— Start of THE INPUT —

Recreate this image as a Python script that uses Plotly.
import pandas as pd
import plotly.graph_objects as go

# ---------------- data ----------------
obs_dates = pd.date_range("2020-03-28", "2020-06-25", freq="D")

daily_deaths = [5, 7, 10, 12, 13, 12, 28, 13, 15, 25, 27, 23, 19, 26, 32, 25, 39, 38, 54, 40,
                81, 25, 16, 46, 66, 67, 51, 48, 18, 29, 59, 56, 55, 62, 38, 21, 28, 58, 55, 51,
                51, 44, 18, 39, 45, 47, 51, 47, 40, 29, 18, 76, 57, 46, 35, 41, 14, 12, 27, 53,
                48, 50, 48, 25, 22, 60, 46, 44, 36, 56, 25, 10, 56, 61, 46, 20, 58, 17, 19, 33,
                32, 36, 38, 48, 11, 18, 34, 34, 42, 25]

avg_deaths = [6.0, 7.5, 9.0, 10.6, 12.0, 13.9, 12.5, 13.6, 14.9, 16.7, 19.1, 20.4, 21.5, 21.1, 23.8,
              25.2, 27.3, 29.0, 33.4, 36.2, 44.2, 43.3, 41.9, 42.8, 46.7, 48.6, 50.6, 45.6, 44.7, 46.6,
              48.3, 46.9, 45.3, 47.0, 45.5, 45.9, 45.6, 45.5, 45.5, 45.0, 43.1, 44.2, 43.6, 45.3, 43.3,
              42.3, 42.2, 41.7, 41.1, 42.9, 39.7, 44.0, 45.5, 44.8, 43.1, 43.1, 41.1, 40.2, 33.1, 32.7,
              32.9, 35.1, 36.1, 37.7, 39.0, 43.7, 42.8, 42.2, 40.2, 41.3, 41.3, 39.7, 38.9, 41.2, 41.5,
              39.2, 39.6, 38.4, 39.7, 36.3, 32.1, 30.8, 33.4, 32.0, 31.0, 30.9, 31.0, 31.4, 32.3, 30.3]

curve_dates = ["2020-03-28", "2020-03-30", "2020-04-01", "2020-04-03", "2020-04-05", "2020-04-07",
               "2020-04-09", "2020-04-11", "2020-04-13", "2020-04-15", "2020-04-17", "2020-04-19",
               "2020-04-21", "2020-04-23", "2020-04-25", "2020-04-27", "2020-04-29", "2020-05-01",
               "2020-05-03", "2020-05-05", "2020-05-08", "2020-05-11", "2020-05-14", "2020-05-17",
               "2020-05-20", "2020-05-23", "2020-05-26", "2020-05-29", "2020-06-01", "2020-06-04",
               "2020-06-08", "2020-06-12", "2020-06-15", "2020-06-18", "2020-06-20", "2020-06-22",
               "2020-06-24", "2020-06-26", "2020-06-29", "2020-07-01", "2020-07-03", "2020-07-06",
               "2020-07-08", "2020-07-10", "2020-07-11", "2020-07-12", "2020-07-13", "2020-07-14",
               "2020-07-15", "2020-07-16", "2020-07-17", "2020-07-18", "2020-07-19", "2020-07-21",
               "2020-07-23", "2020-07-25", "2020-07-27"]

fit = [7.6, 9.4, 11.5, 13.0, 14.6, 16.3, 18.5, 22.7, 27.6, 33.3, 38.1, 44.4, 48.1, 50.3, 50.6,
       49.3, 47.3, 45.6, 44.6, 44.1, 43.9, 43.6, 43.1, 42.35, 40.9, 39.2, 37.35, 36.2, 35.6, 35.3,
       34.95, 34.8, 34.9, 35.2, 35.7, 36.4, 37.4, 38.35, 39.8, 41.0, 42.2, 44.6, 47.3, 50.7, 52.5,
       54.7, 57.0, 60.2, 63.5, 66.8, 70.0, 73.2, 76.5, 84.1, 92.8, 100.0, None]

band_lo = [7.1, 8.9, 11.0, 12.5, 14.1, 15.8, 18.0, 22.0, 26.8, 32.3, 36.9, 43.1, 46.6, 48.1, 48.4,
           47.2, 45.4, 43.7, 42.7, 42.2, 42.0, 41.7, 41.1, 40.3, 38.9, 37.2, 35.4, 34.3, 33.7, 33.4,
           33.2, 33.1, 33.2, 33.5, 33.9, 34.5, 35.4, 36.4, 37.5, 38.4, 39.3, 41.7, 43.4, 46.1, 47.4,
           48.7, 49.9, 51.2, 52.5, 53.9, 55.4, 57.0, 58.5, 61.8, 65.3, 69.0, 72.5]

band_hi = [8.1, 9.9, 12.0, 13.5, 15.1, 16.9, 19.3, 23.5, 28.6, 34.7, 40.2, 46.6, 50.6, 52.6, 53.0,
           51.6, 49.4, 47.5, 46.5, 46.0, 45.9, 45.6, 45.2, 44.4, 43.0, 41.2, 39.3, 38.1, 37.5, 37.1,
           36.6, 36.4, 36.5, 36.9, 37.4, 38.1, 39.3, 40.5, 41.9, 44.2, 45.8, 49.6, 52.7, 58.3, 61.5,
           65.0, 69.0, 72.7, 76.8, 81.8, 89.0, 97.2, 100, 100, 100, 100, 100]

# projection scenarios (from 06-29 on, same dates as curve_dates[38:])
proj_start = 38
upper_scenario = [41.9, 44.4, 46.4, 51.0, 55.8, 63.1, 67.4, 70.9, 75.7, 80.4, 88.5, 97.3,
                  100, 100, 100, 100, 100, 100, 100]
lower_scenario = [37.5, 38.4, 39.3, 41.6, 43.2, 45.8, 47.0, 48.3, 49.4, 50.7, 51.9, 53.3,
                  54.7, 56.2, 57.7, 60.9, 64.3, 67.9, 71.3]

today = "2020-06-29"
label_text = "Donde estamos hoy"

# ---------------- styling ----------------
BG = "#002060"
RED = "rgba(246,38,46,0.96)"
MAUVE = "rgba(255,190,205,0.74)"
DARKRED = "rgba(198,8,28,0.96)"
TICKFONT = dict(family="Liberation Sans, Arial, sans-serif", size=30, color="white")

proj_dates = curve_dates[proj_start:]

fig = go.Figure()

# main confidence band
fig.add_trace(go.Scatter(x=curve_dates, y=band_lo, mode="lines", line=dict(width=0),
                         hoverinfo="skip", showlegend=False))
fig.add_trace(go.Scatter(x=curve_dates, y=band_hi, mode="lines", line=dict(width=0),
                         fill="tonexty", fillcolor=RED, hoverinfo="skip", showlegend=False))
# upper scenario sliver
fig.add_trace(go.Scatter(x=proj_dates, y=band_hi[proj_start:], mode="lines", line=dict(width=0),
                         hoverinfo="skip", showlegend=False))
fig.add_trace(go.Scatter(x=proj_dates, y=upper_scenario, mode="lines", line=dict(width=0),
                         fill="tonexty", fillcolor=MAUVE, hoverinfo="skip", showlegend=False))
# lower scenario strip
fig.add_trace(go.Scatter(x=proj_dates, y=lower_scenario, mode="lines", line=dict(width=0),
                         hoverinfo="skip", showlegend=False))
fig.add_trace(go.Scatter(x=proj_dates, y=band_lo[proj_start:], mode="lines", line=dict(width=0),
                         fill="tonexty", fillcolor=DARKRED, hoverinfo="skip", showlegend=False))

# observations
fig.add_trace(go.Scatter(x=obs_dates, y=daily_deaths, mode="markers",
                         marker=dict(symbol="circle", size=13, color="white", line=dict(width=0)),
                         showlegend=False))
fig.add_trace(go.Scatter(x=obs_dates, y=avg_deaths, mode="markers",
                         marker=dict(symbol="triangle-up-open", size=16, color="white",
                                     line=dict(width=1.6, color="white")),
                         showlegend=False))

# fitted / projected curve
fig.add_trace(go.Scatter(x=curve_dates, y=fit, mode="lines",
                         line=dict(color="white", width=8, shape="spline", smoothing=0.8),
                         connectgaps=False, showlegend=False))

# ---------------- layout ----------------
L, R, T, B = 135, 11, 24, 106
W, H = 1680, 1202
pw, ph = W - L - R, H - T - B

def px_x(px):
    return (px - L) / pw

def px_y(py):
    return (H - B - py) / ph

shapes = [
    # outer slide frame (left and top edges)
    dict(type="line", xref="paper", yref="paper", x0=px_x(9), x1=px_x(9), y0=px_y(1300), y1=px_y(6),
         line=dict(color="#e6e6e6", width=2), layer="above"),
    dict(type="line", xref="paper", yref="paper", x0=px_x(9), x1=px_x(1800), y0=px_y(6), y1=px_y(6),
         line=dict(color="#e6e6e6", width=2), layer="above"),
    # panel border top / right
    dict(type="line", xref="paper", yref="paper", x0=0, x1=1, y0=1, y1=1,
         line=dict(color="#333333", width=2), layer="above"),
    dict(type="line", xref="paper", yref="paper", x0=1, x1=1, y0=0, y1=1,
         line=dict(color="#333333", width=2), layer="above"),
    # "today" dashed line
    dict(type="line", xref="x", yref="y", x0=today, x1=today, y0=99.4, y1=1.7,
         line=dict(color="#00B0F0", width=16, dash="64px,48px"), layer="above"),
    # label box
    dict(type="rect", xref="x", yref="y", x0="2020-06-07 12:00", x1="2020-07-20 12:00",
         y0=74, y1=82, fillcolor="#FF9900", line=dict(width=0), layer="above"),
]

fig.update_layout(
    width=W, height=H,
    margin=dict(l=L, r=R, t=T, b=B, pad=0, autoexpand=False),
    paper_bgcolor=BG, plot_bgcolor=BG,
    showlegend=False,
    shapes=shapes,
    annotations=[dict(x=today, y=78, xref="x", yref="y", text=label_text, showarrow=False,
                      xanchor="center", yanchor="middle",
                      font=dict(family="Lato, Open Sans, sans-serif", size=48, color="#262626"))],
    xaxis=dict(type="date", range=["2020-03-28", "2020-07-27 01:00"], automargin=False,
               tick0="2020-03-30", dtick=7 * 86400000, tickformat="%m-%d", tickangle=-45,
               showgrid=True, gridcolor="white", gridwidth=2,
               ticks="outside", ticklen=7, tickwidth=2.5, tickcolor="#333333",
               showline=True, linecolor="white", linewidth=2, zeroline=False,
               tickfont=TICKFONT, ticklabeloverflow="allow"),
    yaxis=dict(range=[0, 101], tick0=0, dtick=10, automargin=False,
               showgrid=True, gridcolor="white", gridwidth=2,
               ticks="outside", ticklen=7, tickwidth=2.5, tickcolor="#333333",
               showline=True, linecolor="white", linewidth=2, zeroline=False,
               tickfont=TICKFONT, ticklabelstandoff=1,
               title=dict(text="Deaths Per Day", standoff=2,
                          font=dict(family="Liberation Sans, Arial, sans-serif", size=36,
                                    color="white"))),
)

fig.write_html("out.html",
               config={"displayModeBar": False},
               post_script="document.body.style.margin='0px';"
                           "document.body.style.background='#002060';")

— End of THE INPUT —
— Start of THE INPUT —

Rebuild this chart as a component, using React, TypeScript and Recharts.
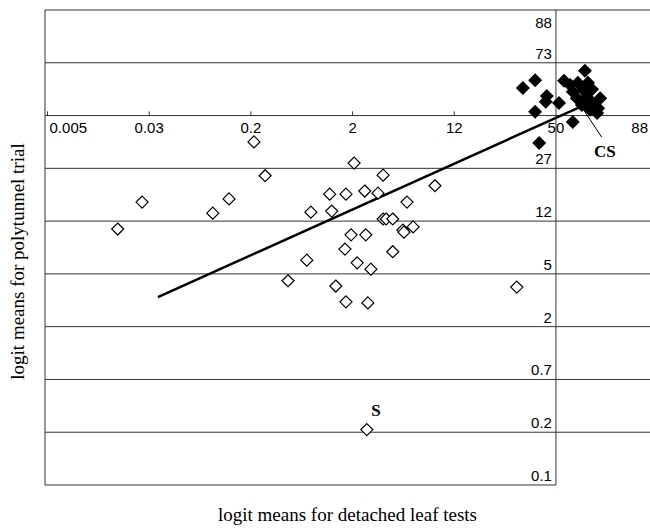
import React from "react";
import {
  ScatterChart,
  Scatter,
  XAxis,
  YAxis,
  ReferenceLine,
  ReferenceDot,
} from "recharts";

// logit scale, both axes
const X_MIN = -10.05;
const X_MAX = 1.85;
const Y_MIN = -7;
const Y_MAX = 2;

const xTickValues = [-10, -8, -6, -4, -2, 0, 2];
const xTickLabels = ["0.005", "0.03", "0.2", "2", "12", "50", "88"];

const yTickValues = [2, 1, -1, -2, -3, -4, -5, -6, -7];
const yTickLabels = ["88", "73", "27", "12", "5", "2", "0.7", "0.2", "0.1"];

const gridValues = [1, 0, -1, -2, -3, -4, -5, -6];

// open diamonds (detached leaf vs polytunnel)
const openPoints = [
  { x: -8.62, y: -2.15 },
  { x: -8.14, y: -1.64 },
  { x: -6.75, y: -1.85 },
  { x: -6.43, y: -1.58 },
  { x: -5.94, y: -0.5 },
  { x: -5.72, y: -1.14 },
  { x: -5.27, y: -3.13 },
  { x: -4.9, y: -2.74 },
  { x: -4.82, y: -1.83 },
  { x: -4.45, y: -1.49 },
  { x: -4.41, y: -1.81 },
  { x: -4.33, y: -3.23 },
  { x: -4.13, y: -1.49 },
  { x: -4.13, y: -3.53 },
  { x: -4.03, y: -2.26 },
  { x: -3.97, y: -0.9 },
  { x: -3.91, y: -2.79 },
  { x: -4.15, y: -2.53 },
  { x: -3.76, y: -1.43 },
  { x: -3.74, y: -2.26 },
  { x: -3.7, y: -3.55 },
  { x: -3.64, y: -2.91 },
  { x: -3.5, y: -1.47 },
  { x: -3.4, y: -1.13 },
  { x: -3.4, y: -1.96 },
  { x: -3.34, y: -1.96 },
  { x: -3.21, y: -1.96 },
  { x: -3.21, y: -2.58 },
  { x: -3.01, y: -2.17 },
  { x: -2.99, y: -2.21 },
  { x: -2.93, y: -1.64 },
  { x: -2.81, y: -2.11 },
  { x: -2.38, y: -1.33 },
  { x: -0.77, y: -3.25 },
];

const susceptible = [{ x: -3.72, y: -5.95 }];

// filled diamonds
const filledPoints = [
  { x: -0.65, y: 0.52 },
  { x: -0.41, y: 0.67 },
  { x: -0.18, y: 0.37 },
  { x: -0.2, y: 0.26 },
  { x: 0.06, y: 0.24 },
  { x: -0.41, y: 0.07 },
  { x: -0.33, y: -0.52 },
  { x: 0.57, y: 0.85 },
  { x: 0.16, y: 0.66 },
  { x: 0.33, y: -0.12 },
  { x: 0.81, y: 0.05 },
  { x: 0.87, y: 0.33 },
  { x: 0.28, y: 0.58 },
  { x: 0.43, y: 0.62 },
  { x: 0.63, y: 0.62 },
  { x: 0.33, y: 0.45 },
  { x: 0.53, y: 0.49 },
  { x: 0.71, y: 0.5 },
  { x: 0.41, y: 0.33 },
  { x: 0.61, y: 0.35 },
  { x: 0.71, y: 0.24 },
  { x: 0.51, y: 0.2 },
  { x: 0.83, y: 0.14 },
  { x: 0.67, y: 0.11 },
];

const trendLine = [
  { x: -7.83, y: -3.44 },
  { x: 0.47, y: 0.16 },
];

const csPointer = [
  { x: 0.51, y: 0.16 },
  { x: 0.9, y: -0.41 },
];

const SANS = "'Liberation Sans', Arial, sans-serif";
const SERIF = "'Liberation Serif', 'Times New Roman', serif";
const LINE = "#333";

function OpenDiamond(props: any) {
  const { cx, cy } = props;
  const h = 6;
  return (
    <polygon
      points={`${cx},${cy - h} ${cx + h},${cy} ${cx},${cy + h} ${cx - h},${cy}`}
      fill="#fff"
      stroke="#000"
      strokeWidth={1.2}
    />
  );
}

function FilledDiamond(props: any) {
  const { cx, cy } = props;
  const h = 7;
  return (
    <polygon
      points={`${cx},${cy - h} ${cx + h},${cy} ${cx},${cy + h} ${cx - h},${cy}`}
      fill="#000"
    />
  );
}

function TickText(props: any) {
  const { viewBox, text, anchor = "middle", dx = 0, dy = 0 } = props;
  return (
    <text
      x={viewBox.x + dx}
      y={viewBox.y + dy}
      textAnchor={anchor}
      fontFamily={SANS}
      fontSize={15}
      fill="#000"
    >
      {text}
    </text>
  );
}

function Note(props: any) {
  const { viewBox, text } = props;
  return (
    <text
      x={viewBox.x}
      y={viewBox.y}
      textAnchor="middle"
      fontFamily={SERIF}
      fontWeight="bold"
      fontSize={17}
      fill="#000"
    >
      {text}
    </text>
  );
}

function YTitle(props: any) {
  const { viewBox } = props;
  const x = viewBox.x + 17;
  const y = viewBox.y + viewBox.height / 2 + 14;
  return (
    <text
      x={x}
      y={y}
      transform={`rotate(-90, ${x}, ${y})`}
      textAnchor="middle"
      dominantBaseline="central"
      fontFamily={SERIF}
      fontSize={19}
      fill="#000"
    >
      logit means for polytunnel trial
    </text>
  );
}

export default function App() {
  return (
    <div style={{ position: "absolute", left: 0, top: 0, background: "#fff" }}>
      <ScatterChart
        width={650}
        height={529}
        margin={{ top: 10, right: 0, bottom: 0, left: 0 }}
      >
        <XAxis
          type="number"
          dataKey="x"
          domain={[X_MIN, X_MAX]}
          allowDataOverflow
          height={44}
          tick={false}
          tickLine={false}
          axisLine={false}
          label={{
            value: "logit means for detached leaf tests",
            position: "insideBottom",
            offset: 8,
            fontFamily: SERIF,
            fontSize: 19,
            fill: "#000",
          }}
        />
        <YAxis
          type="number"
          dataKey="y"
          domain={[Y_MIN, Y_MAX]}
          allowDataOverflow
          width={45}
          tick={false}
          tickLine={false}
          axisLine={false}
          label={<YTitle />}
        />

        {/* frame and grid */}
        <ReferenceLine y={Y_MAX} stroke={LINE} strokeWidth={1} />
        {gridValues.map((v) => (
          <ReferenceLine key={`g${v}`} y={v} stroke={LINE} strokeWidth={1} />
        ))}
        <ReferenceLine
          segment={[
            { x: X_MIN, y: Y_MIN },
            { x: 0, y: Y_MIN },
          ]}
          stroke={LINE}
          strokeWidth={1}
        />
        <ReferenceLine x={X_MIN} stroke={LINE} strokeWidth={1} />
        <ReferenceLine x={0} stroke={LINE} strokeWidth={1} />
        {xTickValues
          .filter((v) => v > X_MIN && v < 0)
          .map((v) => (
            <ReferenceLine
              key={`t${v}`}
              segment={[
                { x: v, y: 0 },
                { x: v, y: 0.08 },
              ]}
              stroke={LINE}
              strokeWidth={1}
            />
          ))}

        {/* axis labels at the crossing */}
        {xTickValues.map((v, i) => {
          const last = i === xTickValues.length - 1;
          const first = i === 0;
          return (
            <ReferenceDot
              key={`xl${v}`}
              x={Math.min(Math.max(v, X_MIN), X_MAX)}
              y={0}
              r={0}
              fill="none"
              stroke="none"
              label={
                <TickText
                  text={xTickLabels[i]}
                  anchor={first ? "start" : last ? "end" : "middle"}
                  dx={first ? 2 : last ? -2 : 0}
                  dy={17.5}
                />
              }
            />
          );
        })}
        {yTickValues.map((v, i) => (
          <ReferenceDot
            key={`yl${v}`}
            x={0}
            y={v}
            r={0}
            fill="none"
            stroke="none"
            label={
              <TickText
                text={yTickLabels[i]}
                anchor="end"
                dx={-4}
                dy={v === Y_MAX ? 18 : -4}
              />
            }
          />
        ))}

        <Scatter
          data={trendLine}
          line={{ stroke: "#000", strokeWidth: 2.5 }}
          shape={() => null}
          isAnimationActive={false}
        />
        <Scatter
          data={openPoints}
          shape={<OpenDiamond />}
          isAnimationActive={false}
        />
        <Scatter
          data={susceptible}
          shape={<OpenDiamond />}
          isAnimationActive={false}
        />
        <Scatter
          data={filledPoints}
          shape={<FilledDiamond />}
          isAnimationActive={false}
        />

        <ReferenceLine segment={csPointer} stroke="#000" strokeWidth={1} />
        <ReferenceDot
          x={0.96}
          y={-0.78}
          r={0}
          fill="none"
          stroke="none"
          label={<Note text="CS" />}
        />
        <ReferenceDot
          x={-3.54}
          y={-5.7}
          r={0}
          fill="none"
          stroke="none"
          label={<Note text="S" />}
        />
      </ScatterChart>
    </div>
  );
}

— End of THE INPUT —

WORK TO COMPLETE – Quote the data above exactly from the line with "Rebuild this chart" to the line with "const gridValues = [1, 0, -1, -2, -3, -4, -5, -6];", both ends counted, and nothing else. Pictures don't go in.

REPLY –
Rebuild this chart as a component, using React, TypeScript and Recharts.
import React from "react";
import {
  ScatterChart,
  Scatter,
  XAxis,
  YAxis,
  ReferenceLine,
  ReferenceDot,
} from "recharts";

// logit scale, both axes
const X_MIN = -10.05;
const X_MAX = 1.85;
const Y_MIN = -7;
const Y_MAX = 2;

const xTickValues = [-10, -8, -6, -4, -2, 0, 2];
const xTickLabels = ["0.005", "0.03", "0.2", "2", "12", "50", "88"];

const yTickValues = [2, 1, -1, -2, -3, -4, -5, -6, -7];
const yTickLabels = ["88", "73", "27", "12", "5", "2", "0.7", "0.2", "0.1"];

const gridValues = [1, 0, -1, -2, -3, -4, -5, -6];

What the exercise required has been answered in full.